Julie Robard-Gendre (Dulcinée) et Nicolas Cavallier (Don Quichotte) © Sandra Daveau
Dans le rôle épuisant du Chevalier de la longue figure, Nicolas Cavallier, Christ vêtu d’une simple chemise de nuit blanche, atteint des sommets d’intensité tant par sa présence scénique que sa maîtrise vocale. Puissance contrôlée, émission nuancée et une diction parfaite : sa conception, d’une grande noblesse, atteint in fine une émotion poignante (saisissante mort !). Le Sancho Pança du baryton Pierre-Yves Pruvot est merveilleusement apparié, sorte d’alter-ego réaliste qui manie avec dextérité fantaisie et complicité. Au terme de l’opéra, il se console, éperdu de tristesse, de l’Île des Rêves que lui lègue son maître.
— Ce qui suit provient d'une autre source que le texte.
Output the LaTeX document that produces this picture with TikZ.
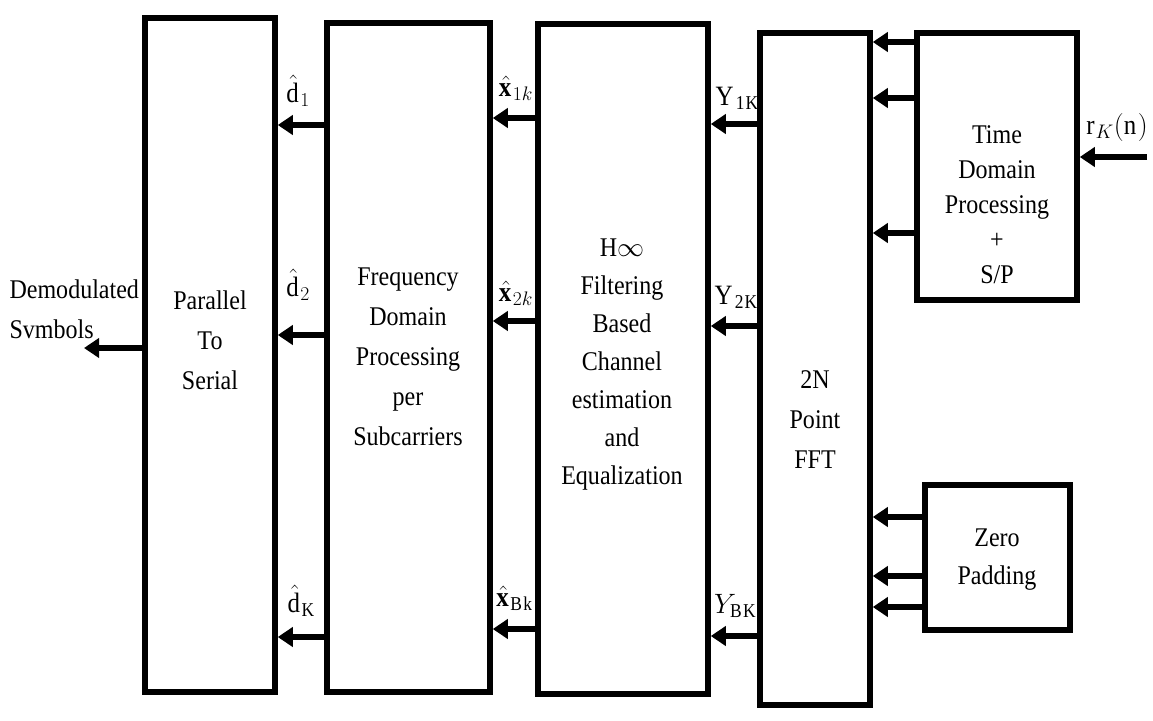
\documentclass[tikz,border=0pt]{standalone}
\usepackage{fix-cm}
\usepackage{fontspec}
\setmainfont{Liberation Serif}[FakeStretch=0.89]
\usetikzlibrary{arrows.meta}
\begin{document}
\begin{tikzpicture}[x=1pt,y=-1pt,
  box/.style={draw,line width=5.5pt,inner sep=0pt},
  arr/.style={line width=6pt,-{Triangle[length=15pt,width=19pt]}},
  txt/.style={align=center,font=\fontsize{27}{40}\selectfont},
  lab/.style={inner sep=0pt,font=\fontsize{28}{30}\selectfont}]
\useasboundingbox (0,0) rectangle (1153,720);
% boxes
\node[box,minimum width=130,minimum height=674] (b1) at (210,355) {};
\node[box,minimum width=163,minimum height=669] (b2) at (408.5,357.5) {};
\node[box,minimum width=170,minimum height=670] (b3) at (623,359) {};
\node[box,minimum width=110,minimum height=672] (b4) at (815,369) {};
\node[box,minimum width=160,minimum height=267] (b5) at (997,166.5) {};
\node[box,minimum width=145,minimum height=145] (b6) at (997.5,557.5) {};
% texts
\node[txt] (t1) at (210,340) {Parallel\\To\\Serial};
\node[txt] (t2) at (408,357) {Frequency\\Domain\\Processing\\per\\Subcarriers};
\node[txt,font=\fontsize{27}{38}\selectfont] (t3) at (622,365) {H$\infty$\\Filtering\\Based\\Channel\\estimation\\and\\Equalization};
\node[txt] (t4) at (815,420) {2N\\Point\\FFT};
\node[txt,font=\fontsize{27}{35}\selectfont] (t5) at (997,205) {Time\\Domain\\Processing\\+\\S/P};
\node[txt,font=\fontsize{27}{38}\selectfont] (t6) at (997,560) {Zero\\Padding};
\node[txt,align=left,anchor=north west] (out) at (6,276) {Demodulated\\Svmbols};
% coordinates for free ends
\coordinate (inp) at (1147,157);
\coordinate (outp) at (84,348);
% arrows b2 -> b1
\draw[arr] (b2.west |- 0,125) -- (b1.east |- 0,125);
\draw[arr] (b2.west |- 0,335) -- (b1.east |- 0,335);
\draw[arr] (b2.west |- 0,637) -- (b1.east |- 0,637);
% arrows b3 -> b2
\draw[arr] (b3.west |- 0,118) -- (b2.east |- 0,118);
\draw[arr] (b3.west |- 0,321) -- (b2.east |- 0,321);
\draw[arr] (b3.west |- 0,629) -- (b2.east |- 0,629);
% arrows b4 -> b3
\draw[arr] (b4.west |- 0,124) -- (b3.east |- 0,124);
\draw[arr] (b4.west |- 0,326) -- (b3.east |- 0,326);
\draw[arr] (b4.west |- 0,636) -- (b3.east |- 0,636);
% arrows b5 -> b4
\draw[arr] (b5.west |- 0,42) -- (b4.east |- 0,42);
\draw[arr] (b5.west |- 0,98) -- (b4.east |- 0,98);
\draw[arr] (b5.west |- 0,233) -- (b4.east |- 0,233);
% arrows b6 -> b4
\draw[arr] (b6.west |- 0,517) -- (b4.east |- 0,517);
\draw[arr] (b6.west |- 0,576) -- (b4.east |- 0,576);
\draw[arr] (b6.west |- 0,607) -- (b4.east |- 0,607);
% input / output
\draw[arr] (inp) -- (b5.east |- inp);
\draw[arr] (b1.west |- outp) -- (outp);
% labels
\node[lab] (l1) at (298,91) {$\hat{\mathrm{d}}_1$};
\node[lab] (l2) at (298,285) {$\hat{\mathrm{d}}_2$};
\node[lab] (l3) at (302,601) {$\hat{\mathrm{d}}_{\mathrm{K}}$};
\node[lab] (l4) at (516,88) {$\hat{\mathbf{x}}_{1k}$};
\node[lab] (l5) at (516,293) {$\hat{\mathbf{x}}_{2k}$};
\node[lab] (l6) at (515,598) {$\hat{\mathbf{x}}_{\mathrm{Bk}}$};
\node[lab] (l7) at (738,98) {$\mathrm{Y}_{\mathrm{1K}}$};
\node[lab] (l8) at (737,297) {$\mathrm{Y}_{\mathrm{2K}}$};
\node[lab] (l9) at (736,606) {$Y_{\mathrm{BK}}$};
\node[lab] (l10) at (1117,127) {$\mathrm{r}_{K}(\mathrm{n})$};
\end{tikzpicture}
\end{document}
En Dulcinée, Julie Robard-Gendre, magnétique dans le personnage de coquette, se montre sensible à l’idéalisme du Chevalier et témoigne d’une belle prestance, filant ses aigus avec aisance malgré une prononciation parfois approximative qui s’améliore au fil de la représentation. Tout aussi expressifs, les admirateurs de Dulcinée (le Rodriguez de Carl Ghazarossian, le Juan d’Olivier Trommenschlager ou, en travestis, le Pedro de Marie Petit-Despierres et le Garcias de Marielou Jaquard) se montrent à la hauteur de l’enjeu, comme Tenebrun, le chef des bandits incarné non sans humour par Philippe Lebas.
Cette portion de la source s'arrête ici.